AWS continues to offer services based on Nvidia’s Hopper chips, which remain crucial for training AI systems. The decision to transition Project to Ceiba to Blackwell chips aligns with Nvidia’s announcement in March, highlighting the superior performance of the new GPUs.
Blackwell promises a performance boost
Nvidia’s new Blackwell chips, unveiled by CEO Jensen Huang in March, are expected to be twice as powerful for training large language models (LLMs) such as OpenAI’s ChatGPT, compared to their predecessors.
The Nvidia GB200 Grace Blackwell Superchip integrates two NVIDIA B200 Tensor Core GPUs with the Nvidia Grace CPU via a 900GBps ultra-low-power NVLink chip-to-chip interconnect.
To achieve the highest AI performance, GB200-powered systems can be paired with the newly announced Nvidia Quantum-X800 InfiniBand and Spectrum-X800 Ethernet platforms, which offer advanced networking capabilities at speeds up to 800Gbps.

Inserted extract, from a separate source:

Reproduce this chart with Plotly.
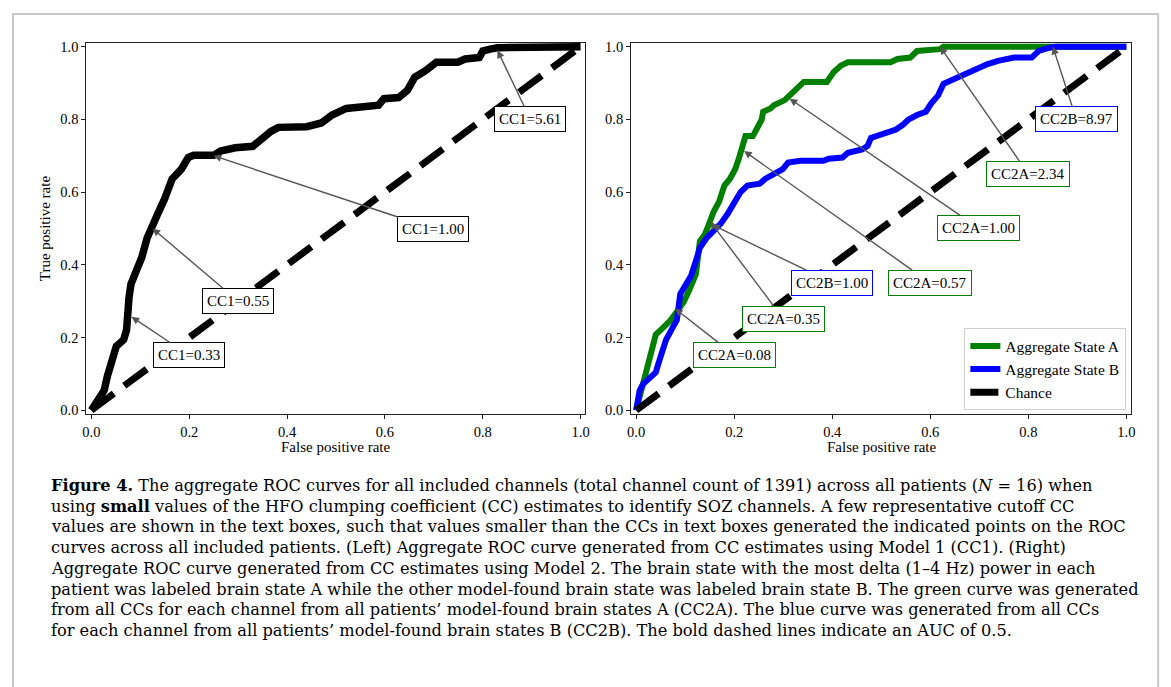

“Selecting the flagship Blackwell chips in lieu of less powerful Grace Hoppers from Nvidia makes more sense for advancing its AI training of LLMs, LVMs, and simulation with applications across industries,” said Neil Shah, VP for research and partner at Counterpoint Research. “For AWS, especially with this rapid evolution of the size of the training models, the cloud giant has to be prudent of its investments in getting the best ROI for the advanced compute investments as well as the efficiency of those compute from an energy consumption perspective. With Project Cebia, the goalposts are actually moving and Amazon needs to be at the leading edge to catch up with Google, and Microsoft in this AI race.”
AWS, Google Cloud, Microsoft Azure, and Oracle Cloud Infrastructure will be among the first cloud service providers to offer Blackwell-powered instances, Nvidia said in its March announcement. Additionally, companies in the Nvidia Cloud Partner program, including Applied Digital, CoreWeave, Crusoe, IBM Cloud, and Lambda, will also provide these advanced instances.